What is required.
All of the lines below are to be transcribed faithfully, with pictures excluded from the copy.

Source material.
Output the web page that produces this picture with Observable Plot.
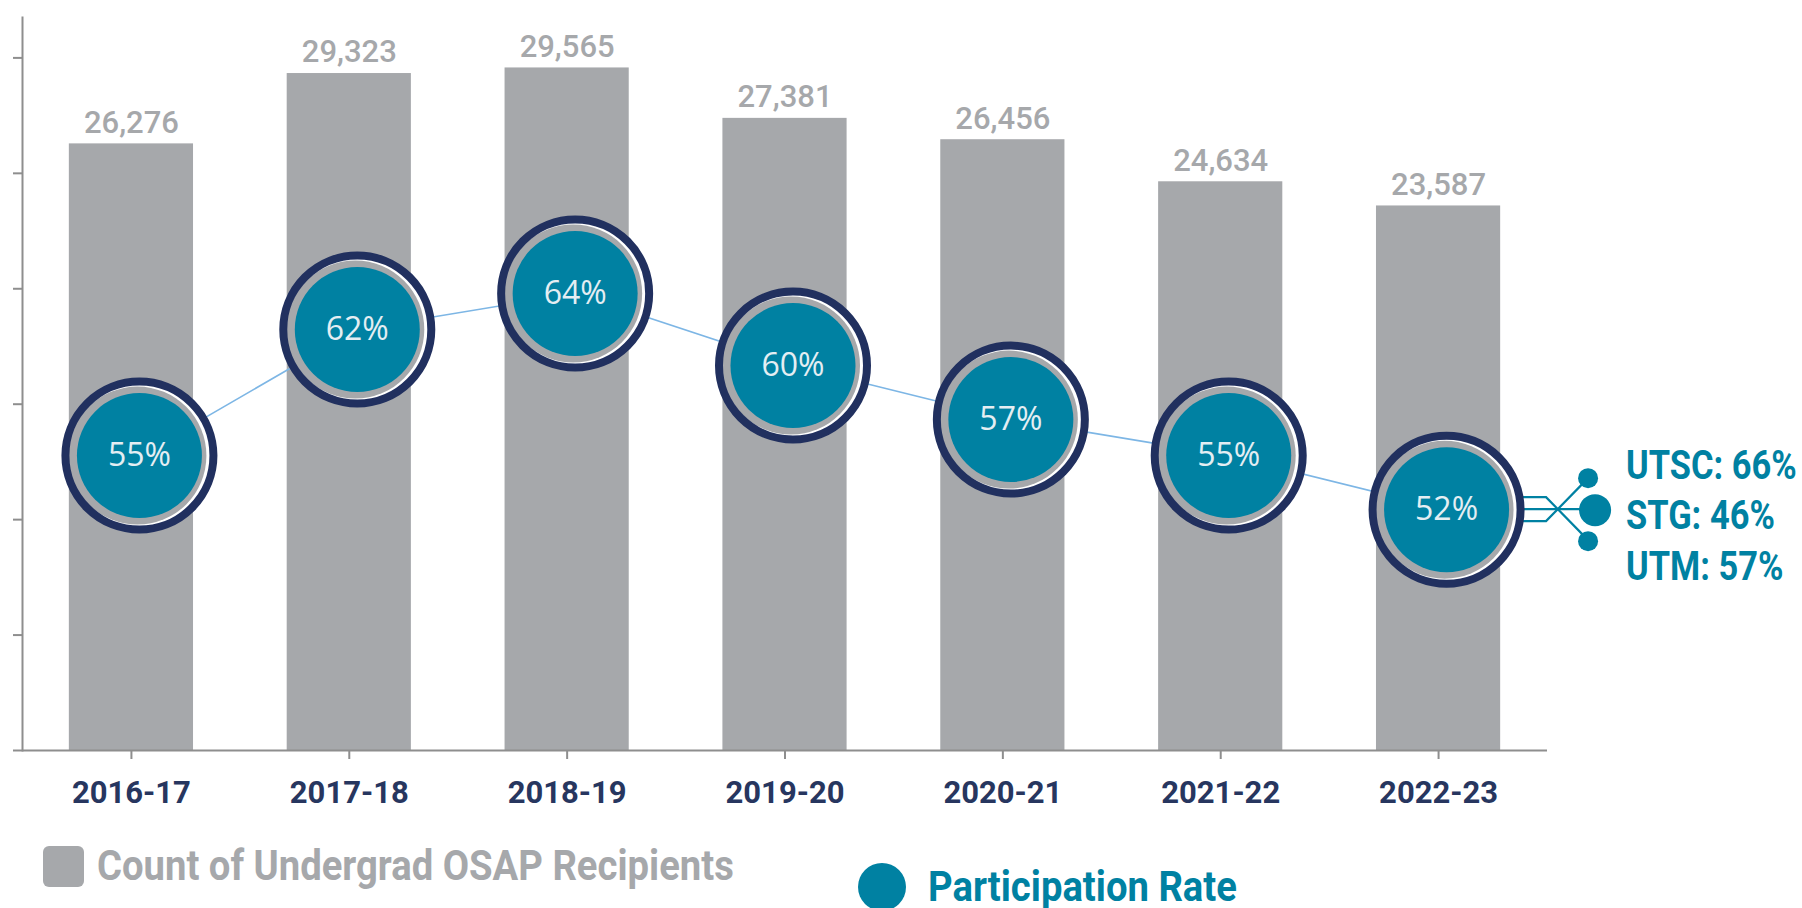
<!DOCTYPE html>
<html>
<head>
<meta charset="utf-8">
<script src="https://cdn.jsdelivr.net/npm/d3@7"></script>
<script src="https://cdn.jsdelivr.net/npm/@observablehq/plot@0.6"></script>
<style>
  html, body { margin: 0; padding: 0; background: #ffffff; }
  #chart { position: relative; width: 1802px; height: 830px; }
  #chart svg { position: absolute; left: 0; top: 0; }
  #legend { position: relative; width: 1802px; height: 78px; }
  #legend .item { position: absolute; display: flex; align-items: center; }
  #legend .lbl { display: inline-block; font-family: Roboto, sans-serif; font-weight: bold; font-size: 42px; line-height: 48px; white-space: nowrap; transform: scaleX(0.91); transform-origin: left center; }
  #legend .sq { width: 41px; height: 41px; border-radius: 6px; background: #a6a8ab; margin-right: 13px; }
  #legend .dt { width: 48px; height: 48px; border-radius: 50%; background: #0081a2; margin-right: 22px; }
</style>
</head>
<body>
<div id="chart"></div>
<div id="legend">
  <div class="item" style="left:43px;top:12px"><span class="sq"></span><span class="lbl" style="color:#a6a8ab">Count of Undergrad OSAP Recipients</span></div>
  <div class="item" style="left:858px;top:33px"><span class="dt"></span><span class="lbl" style="color:#0081a2">Participation Rate</span></div>
</div>
<script>
// ---- data ----
const years = ["2016-17", "2017-18", "2018-19", "2019-20", "2020-21", "2021-22", "2022-23"];
const recipients = [26276, 29323, 29565, 27381, 26456, 24634, 23587];
const participation = [55, 62, 64, 60, 57, 55, 52];
const campuses = ["UTSC", "STG", "UTM"];
const campusRates = [66, 46, 57];
const yTicks = [0, 5000, 10000, 15000, 20000, 25000, 30000];

const rows = years.map((year, i) => ({year, count: recipients[i], rate: participation[i]}));

// ---- styles ----
const GRAY = "#a6a8ab";
const AXIS = "#8e8e8e";
const TEAL = "#0081a2";
const NAVY = "#21305f";
const LINE = "#7db6e5";
const LABEL_NAVY = "#27365f";
const CIRCLE_DX = 8;

const W = 1802, H = 830;
const margins = {marginLeft: 22, marginRight: 255, marginTop: 17, marginBottom: 80};
const xScale = {domain: years, paddingInner: 0.43, paddingOuter: 0.215, round: false, label: null};

// ---- bars plot ----
const bars = Plot.plot({
  width: W, height: H, ...margins,
  style: {background: "white", overflow: "visible"},
  x: xScale,
  y: {domain: [0, 31750], label: null},
  marks: [
    Plot.barY(rows, {x: "year", y: "count", fill: GRAY}),
    Plot.frame({anchor: "left", stroke: AXIS, strokeWidth: 2}),
    Plot.ruleY([0], {stroke: AXIS, strokeWidth: 2}),
    Plot.axisY({ticks: yTicks, tickSize: 9, tickFormat: () => "", stroke: AXIS, strokeWidth: 2, label: null}),
    Plot.axisX({tickSize: 9, tickFormat: () => "", stroke: AXIS, strokeWidth: 2, label: null}),
    Plot.axisX({tickSize: 0, tickPadding: 30, fontSize: 31, fontWeight: "bold", fontFamily: "Roboto, sans-serif", fill: LABEL_NAVY, label: null}),
    Plot.text(rows, {x: "year", y: "count", text: d => d3.format(",")(d.count), dy: -21, lineAnchor: "middle",
      fontSize: 31, fontWeight: 500, fontFamily: "Roboto, sans-serif", fill: GRAY})
  ]
});

// ---- annotation for last year's campus breakdown ----
function campusBranch(index, scales) {
  const last = rows[rows.length - 1];
  const bw = typeof scales.x.bandwidth === "function" ? scales.x.bandwidth() : 0;
  const cx = scales.x(last.year) + bw / 2 + CIRCLE_DX;
  const cy = scales.y(last.rate);
  const g = d3.create("svg:g");
  const paths = [
    `M${cx + 60},${cy - 12}H${cx + 100}L${cx + 142},${cy + 31}`,
    `M${cx + 60},${cy}H${cx + 149}`,
    `M${cx + 60},${cy + 12}H${cx + 100}L${cx + 142},${cy - 31}`
  ];
  g.selectAll("path").data(paths).join("path")
    .attr("d", d => d).attr("fill", "none").attr("stroke", TEAL).attr("stroke-width", 2.2);
  const dots = [
    {dx: 142, dy: -31, r: 10},
    {dx: 149, dy: 1, r: 16},
    {dx: 142, dy: 32, r: 10}
  ];
  g.selectAll("circle").data(dots).join("circle")
    .attr("cx", d => cx + d.dx).attr("cy", d => cy + d.dy).attr("r", d => d.r).attr("fill", TEAL);
  const labelDy = [-45, 5, 56];
  g.selectAll("text").data(campuses).join("text")
    .attr("transform", (d, i) => `translate(${cx + 180},${cy + labelDy[i]}) scale(0.84,1)`)
    .attr("dy", "0.36em")
    .attr("text-anchor", "start")
    .attr("fill", TEAL)
    .attr("font-family", "Roboto, sans-serif")
    .attr("font-weight", "bold")
    .attr("font-size", 41)
    .text((d, i) => `${d}: ${campusRates[i]}%`);
  return g.node();
}

// ---- participation overlay ----
const rates = Plot.plot({
  width: W, height: H, ...margins,
  style: {background: "transparent", overflow: "visible"},
  x: {...xScale, axis: null},
  y: {domain: [40, 70], range: [725.3, 184.9], axis: null},
  marks: [
    Plot.line(rows, {x: "year", y: "rate", dx: CIRCLE_DX, stroke: LINE, strokeWidth: 1.6}),
    campusBranch,
    Plot.dot(rows, {x: "year", y: "rate", dx: CIRCLE_DX, r: 74, fill: "white", stroke: "none"}),
    Plot.dot(rows, {x: "year", y: "rate", dx: CIRCLE_DX - 2, r: 69, fill: GRAY, stroke: "none"}),
    Plot.dot(rows, {x: "year", y: "rate", dx: CIRCLE_DX, r: 62.5, fill: TEAL, stroke: "none"}),
    Plot.dot(rows, {x: "year", y: "rate", dx: CIRCLE_DX, r: 74, fill: "none", stroke: NAVY, strokeWidth: 8}),
    Plot.text(rows, {x: "year", y: "rate", dx: CIRCLE_DX, text: d => `${d.rate}%`, fontSize: 32,
      fontFamily: "'Open Sans', sans-serif", fill: "#e4eef3", lineAnchor: "middle"})
  ]
});

const chart = document.getElementById("chart");
chart.appendChild(bars);
chart.appendChild(rates);
</script>
</body>
</html>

Correct response.
Output the web page that produces this picture with Observable Plot.
<!DOCTYPE html>
<html>
<head>
<meta charset="utf-8">
<script src="https://cdn.jsdelivr.net/npm/d3@7"></script>
<script src="https://cdn.jsdelivr.net/npm/@observablehq/plot@0.6"></script>
<style>
  html, body { margin: 0; padding: 0; background: #ffffff; }
  #chart { position: relative; width: 1802px; height: 830px; }
  #chart svg { position: absolute; left: 0; top: 0; }
  #legend { position: relative; width: 1802px; height: 78px; }
  #legend .item { position: absolute; display: flex; align-items: center; }
  #legend .lbl { display: inline-block; font-family: Roboto, sans-serif; font-weight: bold; font-size: 42px; line-height: 48px; white-space: nowrap; transform: scaleX(0.91); transform-origin: left center; }
  #legend .sq { width: 41px; height: 41px; border-radius: 6px; background: #a6a8ab; margin-right: 13px; }
  #legend .dt { width: 48px; height: 48px; border-radius: 50%; background: #0081a2; margin-right: 22px; }
</style>
</head>
<body>
<div id="chart"></div>
<div id="legend">
  <div class="item" style="left:43px;top:12px"><span class="sq"></span><span class="lbl" style="color:#a6a8ab">Count of Undergrad OSAP Recipients</span></div>
  <div class="item" style="left:858px;top:33px"><span class="dt"></span><span class="lbl" style="color:#0081a2">Participation Rate</span></div>
</div>
<script>
// ---- data ----
const years = ["2016-17", "2017-18", "2018-19", "2019-20", "2020-21", "2021-22", "2022-23"];
const recipients = [26276, 29323, 29565, 27381, 26456, 24634, 23587];
const participation = [55, 62, 64, 60, 57, 55, 52];
const campuses = ["UTSC", "STG", "UTM"];
const campusRates = [66, 46, 57];
const yTicks = [0, 5000, 10000, 15000, 20000, 25000, 30000];

const rows = years.map((year, i) => ({year, count: recipients[i], rate: participation[i]}));

// ---- styles ----
const GRAY = "#a6a8ab";
const AXIS = "#8e8e8e";
const TEAL = "#0081a2";
const NAVY = "#21305f";
const LINE = "#7db6e5";
const LABEL_NAVY = "#27365f";
const CIRCLE_DX = 8;

const W = 1802, H = 830;
const margins = {marginLeft: 22, marginRight: 255, marginTop: 17, marginBottom: 80};
const xScale = {domain: years, paddingInner: 0.43, paddingOuter: 0.215, round: false, label: null};

// ---- bars plot ----
const bars = Plot.plot({
  width: W, height: H, ...margins,
  style: {background: "white", overflow: "visible"},
  x: xScale,
  y: {domain: [0, 31750], label: null},
  marks: [
    Plot.barY(rows, {x: "year", y: "count", fill: GRAY}),
    Plot.frame({anchor: "left", stroke: AXIS, strokeWidth: 2}),
    Plot.ruleY([0], {stroke: AXIS, strokeWidth: 2}),
    Plot.axisY({ticks: yTicks, tickSize: 9, tickFormat: () => "", stroke: AXIS, strokeWidth: 2, label: null}),
    Plot.axisX({tickSize: 9, tickFormat: () => "", stroke: AXIS, strokeWidth: 2, label: null}),
    Plot.axisX({tickSize: 0, tickPadding: 30, fontSize: 31, fontWeight: "bold", fontFamily: "Roboto, sans-serif", fill: LABEL_NAVY, label: null}),
    Plot.text(rows, {x: "year", y: "count", text: d => d3.format(",")(d.count), dy: -21, lineAnchor: "middle",
      fontSize: 31, fontWeight: 500, fontFamily: "Roboto, sans-serif", fill: GRAY})
  ]
});

// ---- annotation for last year's campus breakdown ----
function campusBranch(index, scales) {
  const last = rows[rows.length - 1];
  const bw = typeof scales.x.bandwidth === "function" ? scales.x.bandwidth() : 0;
  const cx = scales.x(last.year) + bw / 2 + CIRCLE_DX;
  const cy = scales.y(last.rate);
  const g = d3.create("svg:g");
  const paths = [
    `M${cx + 60},${cy - 12}H${cx + 100}L${cx + 142},${cy + 31}`,
    `M${cx + 60},${cy}H${cx + 149}`,
    `M${cx + 60},${cy + 12}H${cx + 100}L${cx + 142},${cy - 31}`
  ];
  g.selectAll("path").data(paths).join("path")
    .attr("d", d => d).attr("fill", "none").attr("stroke", TEAL).attr("stroke-width", 2.2);
  const dots = [
    {dx: 142, dy: -31, r: 10},
    {dx: 149, dy: 1, r: 16},
    {dx: 142, dy: 32, r: 10}
  ];
  g.selectAll("circle").data(dots).join("circle")
    .attr("cx", d => cx + d.dx).attr("cy", d => cy + d.dy).attr("r", d => d.r).attr("fill", TEAL);
  const labelDy = [-45, 5, 56];
  g.selectAll("text").data(campuses).join("text")
    .attr("transform", (d, i) => `translate(${cx + 180},${cy + labelDy[i]}) scale(0.84,1)`)
    .attr("dy", "0.36em")
    .attr("text-anchor", "start")
    .attr("fill", TEAL)
    .attr("font-family", "Roboto, sans-serif")
    .attr("font-weight", "bold")
    .attr("font-size", 41)
    .text((d, i) => `${d}: ${campusRates[i]}%`);
  return g.node();
}

// ---- participation overlay ----
const rates = Plot.plot({
  width: W, height: H, ...margins,
  style: {background: "transparent", overflow: "visible"},
  x: {...xScale, axis: null},
  y: {domain: [40, 70], range: [725.3, 184.9], axis: null},
  marks: [
    Plot.line(rows, {x: "year", y: "rate", dx: CIRCLE_DX, stroke: LINE, strokeWidth: 1.6}),
    campusBranch,
    Plot.dot(rows, {x: "year", y: "rate", dx: CIRCLE_DX, r: 74, fill: "white", stroke: "none"}),
    Plot.dot(rows, {x: "year", y: "rate", dx: CIRCLE_DX - 2, r: 69, fill: GRAY, stroke: "none"}),
    Plot.dot(rows, {x: "year", y: "rate", dx: CIRCLE_DX, r: 62.5, fill: TEAL, stroke: "none"}),
    Plot.dot(rows, {x: "year", y: "rate", dx: CIRCLE_DX, r: 74, fill: "none", stroke: NAVY, strokeWidth: 8}),
    Plot.text(rows, {x: "year", y: "rate", dx: CIRCLE_DX, text: d => `${d.rate}%`, fontSize: 32,
      fontFamily: "'Open Sans', sans-serif", fill: "#e4eef3", lineAnchor: "middle"})
  ]
});

const chart = document.getElementById("chart");
chart.appendChild(bars);
chart.appendChild(rates);
</script>
</body>
</html>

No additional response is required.